While the subprime meltdown and the subsequent havoc it is causing on Wall Street has dominated the headlines, the collapsing dollar hasn't gotten nearly enough attention.

That's beginning to change. The New York Sun discusses it in light of an exchange from this summer between Ron Paul and Fed Chief Ben Bernanke. The Sun notes that in July Paul was using the word "crisis" with respect to the dollar. Bernanke didn't see a crisis. The paper also surmises that Paul's prescience may be an explanation for his "surprising" campaign:
[W]e're of the view that it relates to the substance. We have a lot of differences with Mr. Paul, but on monetary matters, we've been covering him since his days, in the early 1980s, as a member of the United States Gold Commission, when he coauthored, with New York's own Lewis Lehrman, a minority report favoring a return to a version of the gold standard. What can be said about Mr. Paul is that he's not only ahead of Mr. Bernanke but also of his fellow Republicans, and he will eat into their standing until they address the question of the soundness of our currency.

Clearly, Paul's principled stance against the war has a lot to do with it, but he is also the only person -- in either party -- talking about what to some is economic arcana.
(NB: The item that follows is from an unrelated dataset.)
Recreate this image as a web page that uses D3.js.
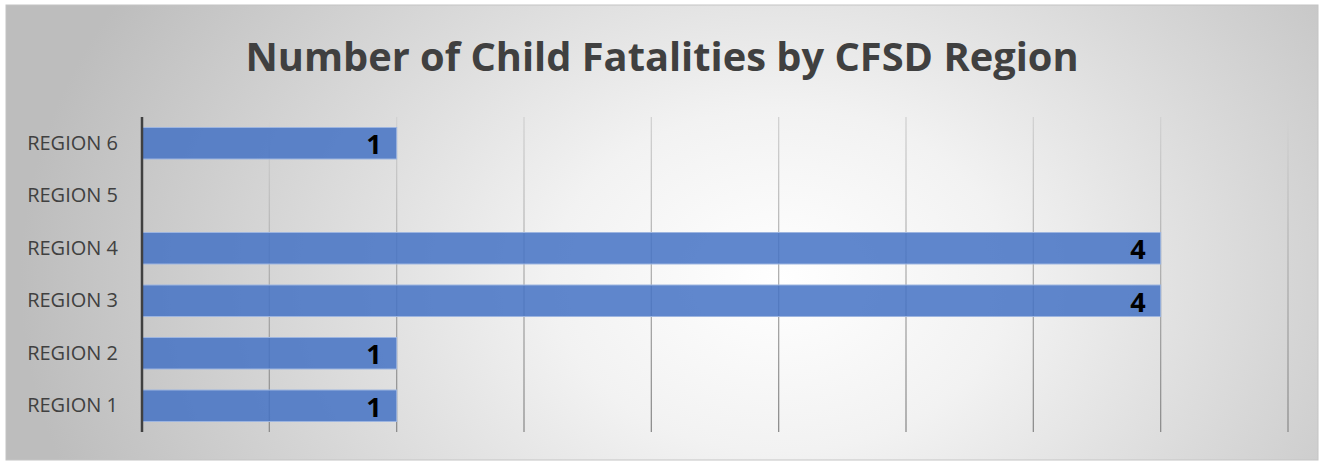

On Sunday, my colleague Braden Keil addressed at length the real-world impact that the dollar imbalance is having on the New York economy -- as Europeans gobble everything up at (for them) rock-bottom prices:
While it's positive for jobs that foreign money is pouring into our restaurants, hotels, retail stores and real estate, it's also pricing us out of our own market. Everything - from rentals to luxury goods to meals - is being kept artificially high by foreign visitors. That $50 entrée? Chump change to someone who got $2 for every pound they brought through customs. And don't think that the housing dip affecting the rest of the country means you might finally be able to afford a place in Manhattan - or even Brooklyn. Europeans are snapping up the “sales."
Many on the left have decried what they see as America becoming "Walmart Nation" -- meaning that the Superstore's low prices that undercut the competition is driving "Mom and Pop" stores out of business. But, one could also say that the dollar fall has created a different form of "Walmart Nation" actually turned the U.S. into one large Walmart -- "always low prices."

Given some of the dire concerns raised in another Sun column, the end result of these trends may mean that, contrary to what the conventional wisdom driving the present political debate suggests, Iraq may actually rank a distant second to the economy as the critical issue in next year's election.